Köhler is an experienced specialist in foreign policies. He has personally met many heads of governments and states, and is used to addressing them in the authoritative role of the IMF director. His nomination harbours new tensions in the process of European integration. Köhler, who played a key role in negotiating the economic side of German reunification, did not hesitate to use Germany’s dominating influence on European monetary policy to try to make other European nations bear part of the costs of this process.

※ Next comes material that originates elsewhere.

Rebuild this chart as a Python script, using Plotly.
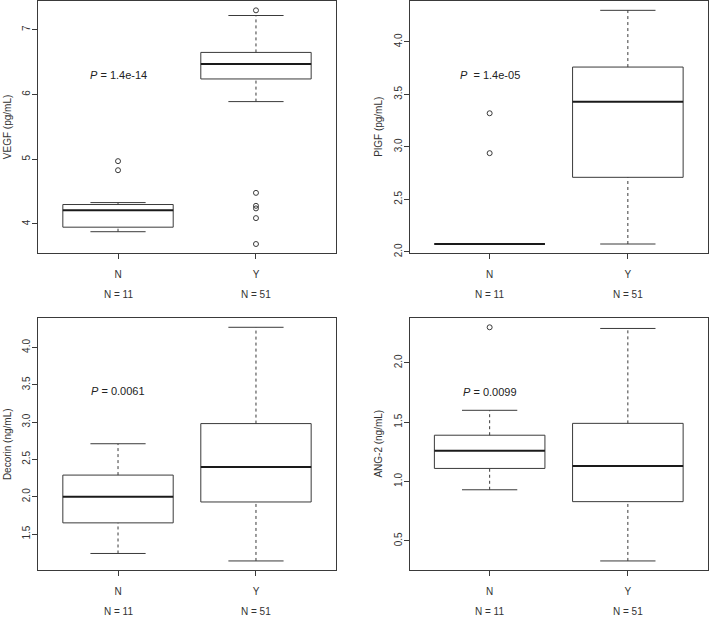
import plotly.graph_objects as go
from plotly.subplots import make_subplots

# Группы и размеры выборок
groups = ["N", "Y"]
group_n = [11, 51]

# Статистики боксплотов: [нижний ус, Q1, медиана, Q3, верхний ус] для N и Y
vegf_stats = [[3.88, 3.95, 4.21, 4.30, 4.33], [5.89, 6.24, 6.47, 6.65, 7.22]]
vegf_out = [[4.97, 4.83], [7.30, 4.48, 4.28, 4.24, 4.09, 3.69]]

plgf_stats = [[2.075, 2.075, 2.075, 2.075, 2.075], [2.075, 2.71, 3.43, 3.76, 4.30]]
plgf_out = [[3.32, 2.94], []]

decorin_stats = [[1.24, 1.65, 2.00, 2.29, 2.71], [1.14, 1.93, 2.40, 2.98, 4.27]]
decorin_out = [[], []]

ang2_stats = [[0.93, 1.11, 1.26, 1.39, 1.60], [0.33, 0.83, 1.13, 1.49, 2.29]]
ang2_out = [[2.30], []]

titles = ["VEGF (pg/mL)", "PlGF (pg/mL)", "Decorin (ng/mL)", "ANG-2 (ng/mL)"]
p_texts = ["<i>P</i> = 1.4e-14", "<i>P</i>&nbsp; = 1.4e-05", "<i>P</i> = 0.0061", "<i>P</i> = 0.0099"]
p_ypos = [6.30, 3.685, 3.41, 1.756]
ytick_step = [1, 0.5, 0.5, 0.5]
ytick_fmt = ["d", ".1f", ".1f", ".1f"]

panels = [
    (vegf_stats, vegf_out),
    (plgf_stats, plgf_out),
    (decorin_stats, decorin_out),
    (ang2_stats, ang2_out),
]

LINE = "#3a3a3a"
FONT = "Liberation Sans, Arial, sans-serif"
W, H = 709, 619

fig = make_subplots(rows=2, cols=2)

def add_box(fig, row, col, x, st, w=0.8):
    lo, q1, med, q3, hi = st
    h = w / 2
    line = dict(color=LINE, width=1)
    # коробка
    fig.add_trace(go.Scatter(x=[x - h, x + h, x + h, x - h, x - h], y=[q1, q1, q3, q3, q1],
                             mode="lines", line=line, hoverinfo="skip"), row=row, col=col)
    # усы (пунктир)
    for a, b in [(q3, hi), (lo, q1)]:
        fig.add_trace(go.Scatter(x=[x, x], y=[a, b], mode="lines",
                                 line=dict(color=LINE, width=1, dash="3px,3px"), hoverinfo="skip"),
                      row=row, col=col)
    # концы усов
    for v in [hi, lo]:
        fig.add_trace(go.Scatter(x=[x - h / 2, x + h / 2], y=[v, v], mode="lines",
                                 line=line, hoverinfo="skip"), row=row, col=col)
    # медиана
    fig.add_trace(go.Scatter(x=[x - h, x + h], y=[med, med], mode="lines",
                             line=dict(color="#1a1a1a", width=2), hoverinfo="skip"), row=row, col=col)

for i, (stats, outs) in enumerate(panels):
    row, col = i // 2 + 1, i % 2 + 1
    for j, g in enumerate(groups):
        add_box(fig, row, col, j + 1, stats[j])
        if outs[j]:
            fig.add_trace(go.Scatter(x=[j + 1] * len(outs[j]), y=outs[j], mode="markers",
                                     marker=dict(symbol="circle-open", size=5, color=LINE,
                                                 line=dict(width=1, color=LINE))),
                          row=row, col=col)
    vals = [v for s in stats for v in s] + [v for o in outs for v in o]
    lo, hi = min(vals), max(vals)
    pad = 0.04 * (hi - lo)
    fig.update_yaxes(range=[lo - pad, hi + pad], dtick=ytick_step[i], tickformat=ytick_fmt[i],
                     tickangle=-90, row=row, col=col)

    k = "" if i == 0 else str(i + 1)
    fig.add_annotation(x=1, y=p_ypos[i], xref="x" + k, yref="y" + k, text=p_texts[i],
                       showarrow=False, font=dict(size=11, color="#222222", family=FONT))
    fig.add_annotation(x=0, y=0.5, xref="x" + k + " domain", yref="y" + k + " domain",
                       text=titles[i], textangle=-90, showarrow=False, xanchor="center",
                       xshift=-31, font=dict(size=10, color="#333333", family=FONT))
    for j, g in enumerate(groups):
        fig.add_annotation(x=j + 1, y=0, xref="x" + k, yref="y" + k + " domain",
                           text="N = %d" % group_n[j], showarrow=False, yshift=-41,
                           yanchor="middle",
                           font=dict(size=10, color="#333333", family=FONT))

fig.update_xaxes(range=[0.42, 2.58], tickvals=[1, 2], ticktext=groups, ticks="outside",
                 ticklen=5, tickcolor=LINE, showline=True, mirror=True, linecolor=LINE,
                 linewidth=1, showgrid=False, zeroline=False, ticklabelstandoff=7,
                 tickfont=dict(size=10, color="#333333", family=FONT))
fig.update_yaxes(ticks="outside", ticklen=5, tickcolor=LINE, showline=True, mirror=True,
                 linecolor=LINE, linewidth=1, showgrid=False, zeroline=False,
                 ticklabelstandoff=-2,
                 tickfont=dict(size=10, color="#333333", family=FONT))

# расположение панелей
xl = [38 / W, 336 / W]
xr = [409.5 / W, 708 / W]
yt = [1 - 255 / H, 1 - 1 / H]
yb = [1 - 574 / H, 1 - 320 / H]
fig.update_layout(
    xaxis=dict(domain=xl), yaxis=dict(domain=yt),
    xaxis2=dict(domain=xr), yaxis2=dict(domain=yt),
    xaxis3=dict(domain=xl), yaxis3=dict(domain=yb),
    xaxis4=dict(domain=xr), yaxis4=dict(domain=yb),
    width=W, height=H, margin=dict(l=0, r=0, t=0, b=0),
    showlegend=False, plot_bgcolor="white", paper_bgcolor="white",
    font=dict(family=FONT, size=10, color="#333333"),
)

fig.write_html("out.html", config={"displayModeBar": False},
               post_script="document.body.style.margin='0';")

It is remarkable how perfectly this candidate, who emerged almost by default, embodies fundamental tendencies of historical development. Horst Köhler represents the failure of policies based on social equilibrium within the framework of the nation state—a failure that the CDU acknowledges with his nomination. He represents the unfettered hegemony of international financial markets over national politics. He stands for the renewed claim of Germany to an independent, more open and aggressive assertion of its interests on a global basis. He represents the political disenfranchisement of the population and the undermining of the existing parliamentary system.

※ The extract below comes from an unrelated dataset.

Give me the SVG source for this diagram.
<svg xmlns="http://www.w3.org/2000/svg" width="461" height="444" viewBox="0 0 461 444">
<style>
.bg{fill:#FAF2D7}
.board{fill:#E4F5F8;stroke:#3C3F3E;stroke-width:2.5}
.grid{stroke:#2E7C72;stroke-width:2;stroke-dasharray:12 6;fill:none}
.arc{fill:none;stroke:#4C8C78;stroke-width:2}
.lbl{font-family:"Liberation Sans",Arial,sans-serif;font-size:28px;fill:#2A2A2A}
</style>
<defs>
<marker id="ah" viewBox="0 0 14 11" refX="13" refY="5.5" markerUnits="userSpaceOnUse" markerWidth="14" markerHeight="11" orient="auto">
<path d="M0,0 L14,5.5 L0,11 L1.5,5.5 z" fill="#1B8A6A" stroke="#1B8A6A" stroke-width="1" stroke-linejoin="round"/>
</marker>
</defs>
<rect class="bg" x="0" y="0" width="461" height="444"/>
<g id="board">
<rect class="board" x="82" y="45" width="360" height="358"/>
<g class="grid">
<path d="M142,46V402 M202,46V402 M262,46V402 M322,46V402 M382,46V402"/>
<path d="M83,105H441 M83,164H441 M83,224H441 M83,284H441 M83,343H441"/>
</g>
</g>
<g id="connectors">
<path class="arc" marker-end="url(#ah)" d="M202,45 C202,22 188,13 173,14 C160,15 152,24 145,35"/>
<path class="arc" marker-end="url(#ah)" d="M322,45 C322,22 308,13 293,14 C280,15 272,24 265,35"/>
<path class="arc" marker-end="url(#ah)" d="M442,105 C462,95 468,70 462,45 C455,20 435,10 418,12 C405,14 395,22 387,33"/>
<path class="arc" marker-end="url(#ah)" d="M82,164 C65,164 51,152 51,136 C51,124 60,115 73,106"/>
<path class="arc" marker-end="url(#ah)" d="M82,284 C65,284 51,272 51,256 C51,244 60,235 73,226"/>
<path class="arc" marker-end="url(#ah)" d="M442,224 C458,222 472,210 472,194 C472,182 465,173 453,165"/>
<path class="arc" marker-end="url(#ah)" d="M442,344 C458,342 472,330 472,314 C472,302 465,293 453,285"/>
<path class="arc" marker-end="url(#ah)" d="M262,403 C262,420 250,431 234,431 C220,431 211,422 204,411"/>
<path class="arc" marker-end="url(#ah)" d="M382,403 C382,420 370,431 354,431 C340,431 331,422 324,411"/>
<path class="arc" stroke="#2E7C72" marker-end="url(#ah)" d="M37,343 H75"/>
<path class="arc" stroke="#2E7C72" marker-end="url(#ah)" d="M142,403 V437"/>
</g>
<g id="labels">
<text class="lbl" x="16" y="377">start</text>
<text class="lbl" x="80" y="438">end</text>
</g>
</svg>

The system of democratic rights in Germany was directly bound up with the social concessions made to working people that led to the revival of the capitalist economy in Western Europe following the Second World War. The collapse of the reformist workers’ organisations—the SPD and the trade unions—in a period of globalisation endangers the gains of the past and revives the class contradictions and rivalries that dominated European politics with such tragic consequences in the first half of the twentieth century.